Bloom filter is a very simple data structure, which uses hashing. It is represented by a large boolean/bit array (you can think of it of an array of 0s and 1s) of size m, and a finite number k of different hash-functions, which map elements to be added to a set of interest to int (as usual).

For each new element to be added to the set, all k hash functions are used to determine specific bits, corresponding to this element in the array. The combination of those positions is the element’s “image”. For instance, the following image shows a Bloom filter with m = 15 and k = 3, with an example of three elements, X, Y, and Z, added to it.

_images/bloom.png

To determine whether an element is in the set, one needs to compute its k hashes, and check the bits in the corresponding array in a constant time (\(O(k)\)). Having more than 1 hash function reduces the risk of collision if the number of elements is smaller than the size of the filter, however, two or more different elements can indeed have all similar k hashes.

Elements are never removed from a Bloom filter.

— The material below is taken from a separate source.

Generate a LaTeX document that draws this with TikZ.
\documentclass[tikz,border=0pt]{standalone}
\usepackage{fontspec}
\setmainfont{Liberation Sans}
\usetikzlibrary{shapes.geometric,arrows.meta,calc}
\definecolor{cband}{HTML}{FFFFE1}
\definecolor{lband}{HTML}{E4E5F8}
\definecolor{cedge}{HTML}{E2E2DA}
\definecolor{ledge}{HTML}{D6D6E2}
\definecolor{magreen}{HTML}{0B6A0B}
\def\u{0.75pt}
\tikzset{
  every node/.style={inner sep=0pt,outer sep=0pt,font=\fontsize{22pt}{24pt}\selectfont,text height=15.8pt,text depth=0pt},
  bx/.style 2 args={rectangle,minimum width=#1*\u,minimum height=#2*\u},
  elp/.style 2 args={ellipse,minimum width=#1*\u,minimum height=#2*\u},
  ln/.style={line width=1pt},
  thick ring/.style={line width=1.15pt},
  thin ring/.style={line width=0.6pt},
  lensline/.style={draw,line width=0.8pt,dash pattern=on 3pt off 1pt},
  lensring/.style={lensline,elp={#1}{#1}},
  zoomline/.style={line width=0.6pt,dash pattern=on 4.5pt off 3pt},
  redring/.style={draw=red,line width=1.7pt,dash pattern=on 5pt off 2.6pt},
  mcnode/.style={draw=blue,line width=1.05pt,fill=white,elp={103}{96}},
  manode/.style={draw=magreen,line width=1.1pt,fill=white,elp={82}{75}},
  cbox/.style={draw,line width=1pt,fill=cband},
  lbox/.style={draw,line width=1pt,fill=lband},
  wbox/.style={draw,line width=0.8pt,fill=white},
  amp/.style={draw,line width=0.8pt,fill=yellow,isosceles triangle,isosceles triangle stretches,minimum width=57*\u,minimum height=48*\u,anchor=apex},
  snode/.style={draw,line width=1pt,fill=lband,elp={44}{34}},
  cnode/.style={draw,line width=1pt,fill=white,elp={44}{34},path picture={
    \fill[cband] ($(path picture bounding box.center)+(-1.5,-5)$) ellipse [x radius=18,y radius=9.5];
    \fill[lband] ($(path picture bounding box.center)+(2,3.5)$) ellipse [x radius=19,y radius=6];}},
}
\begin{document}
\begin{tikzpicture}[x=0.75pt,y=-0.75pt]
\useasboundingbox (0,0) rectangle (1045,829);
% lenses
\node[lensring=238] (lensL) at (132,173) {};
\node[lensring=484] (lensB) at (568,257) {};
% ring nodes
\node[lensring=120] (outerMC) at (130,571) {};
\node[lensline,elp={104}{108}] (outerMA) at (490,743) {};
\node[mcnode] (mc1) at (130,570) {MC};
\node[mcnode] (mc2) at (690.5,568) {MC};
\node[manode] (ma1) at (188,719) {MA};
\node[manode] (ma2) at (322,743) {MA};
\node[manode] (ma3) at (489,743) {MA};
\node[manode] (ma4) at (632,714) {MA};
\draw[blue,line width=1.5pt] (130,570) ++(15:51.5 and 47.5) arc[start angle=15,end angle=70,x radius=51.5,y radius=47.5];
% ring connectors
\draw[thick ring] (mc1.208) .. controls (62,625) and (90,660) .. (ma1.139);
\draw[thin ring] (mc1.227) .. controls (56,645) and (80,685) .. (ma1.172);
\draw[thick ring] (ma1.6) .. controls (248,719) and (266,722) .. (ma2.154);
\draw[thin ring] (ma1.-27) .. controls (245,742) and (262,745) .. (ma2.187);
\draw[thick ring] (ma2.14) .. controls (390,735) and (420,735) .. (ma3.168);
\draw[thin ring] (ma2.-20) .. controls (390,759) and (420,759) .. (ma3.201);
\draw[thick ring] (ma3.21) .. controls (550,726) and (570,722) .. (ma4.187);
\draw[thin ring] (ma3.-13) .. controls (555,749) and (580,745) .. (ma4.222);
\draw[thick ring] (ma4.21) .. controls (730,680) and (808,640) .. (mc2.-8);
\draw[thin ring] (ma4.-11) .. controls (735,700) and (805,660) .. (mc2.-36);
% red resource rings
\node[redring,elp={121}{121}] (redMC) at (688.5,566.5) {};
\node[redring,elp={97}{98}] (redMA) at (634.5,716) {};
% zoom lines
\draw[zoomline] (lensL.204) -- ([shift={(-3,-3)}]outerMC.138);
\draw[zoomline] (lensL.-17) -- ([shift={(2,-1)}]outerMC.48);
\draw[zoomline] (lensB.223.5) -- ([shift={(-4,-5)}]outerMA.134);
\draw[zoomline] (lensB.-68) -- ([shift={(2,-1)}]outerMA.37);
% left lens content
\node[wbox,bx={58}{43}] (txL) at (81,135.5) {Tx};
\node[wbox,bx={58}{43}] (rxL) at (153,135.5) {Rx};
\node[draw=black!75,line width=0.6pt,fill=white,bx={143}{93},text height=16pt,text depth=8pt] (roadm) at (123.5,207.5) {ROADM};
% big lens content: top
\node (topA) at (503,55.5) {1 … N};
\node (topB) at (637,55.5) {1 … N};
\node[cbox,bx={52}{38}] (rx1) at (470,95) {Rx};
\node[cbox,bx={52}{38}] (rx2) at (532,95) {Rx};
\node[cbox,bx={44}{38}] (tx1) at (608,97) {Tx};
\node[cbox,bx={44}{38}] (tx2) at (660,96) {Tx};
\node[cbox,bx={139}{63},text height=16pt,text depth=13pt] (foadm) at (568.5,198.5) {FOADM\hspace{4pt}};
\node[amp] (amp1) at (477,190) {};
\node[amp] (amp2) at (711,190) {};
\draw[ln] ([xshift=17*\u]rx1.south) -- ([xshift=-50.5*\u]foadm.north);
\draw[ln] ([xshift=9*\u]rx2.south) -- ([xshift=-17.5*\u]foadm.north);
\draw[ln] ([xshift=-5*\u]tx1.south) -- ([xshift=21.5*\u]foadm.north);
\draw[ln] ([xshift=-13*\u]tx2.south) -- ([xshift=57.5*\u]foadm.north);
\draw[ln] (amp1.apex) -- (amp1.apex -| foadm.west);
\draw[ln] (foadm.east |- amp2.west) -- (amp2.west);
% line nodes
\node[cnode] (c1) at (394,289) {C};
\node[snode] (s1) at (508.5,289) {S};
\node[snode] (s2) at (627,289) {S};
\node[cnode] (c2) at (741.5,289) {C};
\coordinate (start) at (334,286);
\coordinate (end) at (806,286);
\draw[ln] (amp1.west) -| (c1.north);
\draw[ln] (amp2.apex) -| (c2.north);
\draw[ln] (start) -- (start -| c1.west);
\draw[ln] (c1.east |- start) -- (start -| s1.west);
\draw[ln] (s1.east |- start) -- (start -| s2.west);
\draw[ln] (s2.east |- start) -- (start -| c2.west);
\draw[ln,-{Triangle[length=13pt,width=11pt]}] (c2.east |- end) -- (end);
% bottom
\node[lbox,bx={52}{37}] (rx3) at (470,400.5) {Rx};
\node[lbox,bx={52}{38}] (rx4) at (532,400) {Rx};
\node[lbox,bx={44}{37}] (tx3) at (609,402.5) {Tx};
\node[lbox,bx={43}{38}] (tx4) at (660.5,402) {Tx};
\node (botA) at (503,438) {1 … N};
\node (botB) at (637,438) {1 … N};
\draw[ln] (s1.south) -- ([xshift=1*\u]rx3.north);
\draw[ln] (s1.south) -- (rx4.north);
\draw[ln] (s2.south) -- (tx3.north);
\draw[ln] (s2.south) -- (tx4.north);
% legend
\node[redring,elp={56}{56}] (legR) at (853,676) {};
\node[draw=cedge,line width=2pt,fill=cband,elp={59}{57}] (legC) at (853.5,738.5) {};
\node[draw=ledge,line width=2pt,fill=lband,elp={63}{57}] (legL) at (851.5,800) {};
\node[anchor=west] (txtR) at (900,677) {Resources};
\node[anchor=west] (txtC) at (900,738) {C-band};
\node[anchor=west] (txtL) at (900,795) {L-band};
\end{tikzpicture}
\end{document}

8.3.2. Bloom filter signature

Let us first define the Bloom filter signature. It starts from the module describing the type of its elements and the list of hash functions:

module type BloomHashing = sig
  type t
  val hash_functions : (t -> int) list
end

The Bloom filter itself is a functor, parameterised by BloomHashing:

module type BloomFilter = functor
  (H: BloomHashing) -> sig
  type t
  val mk_bloom_filter : int -> t
  val insert : t -> H.t -> unit
  val contains : t -> H.t -> bool
  val print_filter : t -> unit
end

8.3.3. Implementing a Bloom filter

The implementation of the Bloom filter is simply an array of booleans (which we use to represent 0/1-bits) of a fixed size:

module BloomFilterImpl : BloomFilter = functor
  (H: BloomHashing) -> struct

  (* Type of filter *)
  type t = {
    slots : bool array;
    size  : int
  }

  (* Functions come here *)
end

Creation of a Bloom filter is trivial:

let mk_bloom_filter n =
  let a = Array.make n false in
  {slots = a; size = n}

Insertion amounts to computing all hashes for the element and setting the corresponding array bits to true:

let insert f e =
  let n = f.size in
  List.iter (fun hash ->
      let h = (hash e) mod n in
      f.slots.(h) <- true) H.hash_functions

and to check if an element is in the filter, we need to compute all its hashes and check the corresponding bits:

let contains f e =
  if H.hash_functions = [] then true
  else
    let n = f.size in
    let res = ref true in
    List.iter (fun hash ->
        let h = (hash e) mod n in
        res := !res && f.slots.(h)) H.hash_functions;
    !res

We can implement a printer for the Bloom filter by means of one of the previous modules:

module BP = ArrayPrinter(struct
    type t = bool
    let pp b = if b then "1" else "0"
  end)

let print_filter t =
  let open BP in
  print_array t.slots

8.3.4. Experimenting with Bloom filters

Let us fix a hashing strategy for our favourite data type int * string:

module IntStringHashing = struct
  type t = int * string
  let hash1 (k, _) = Hashtbl.hash k
  let hash2 (_, v) = Hashtbl.hash v
  let hash3 (k, _) = k
  let hash_functions = [hash1; hash2; hash3]
end

Instantiating the filter:

module IntStringFilter = BloomFilterImpl(IntStringHashing)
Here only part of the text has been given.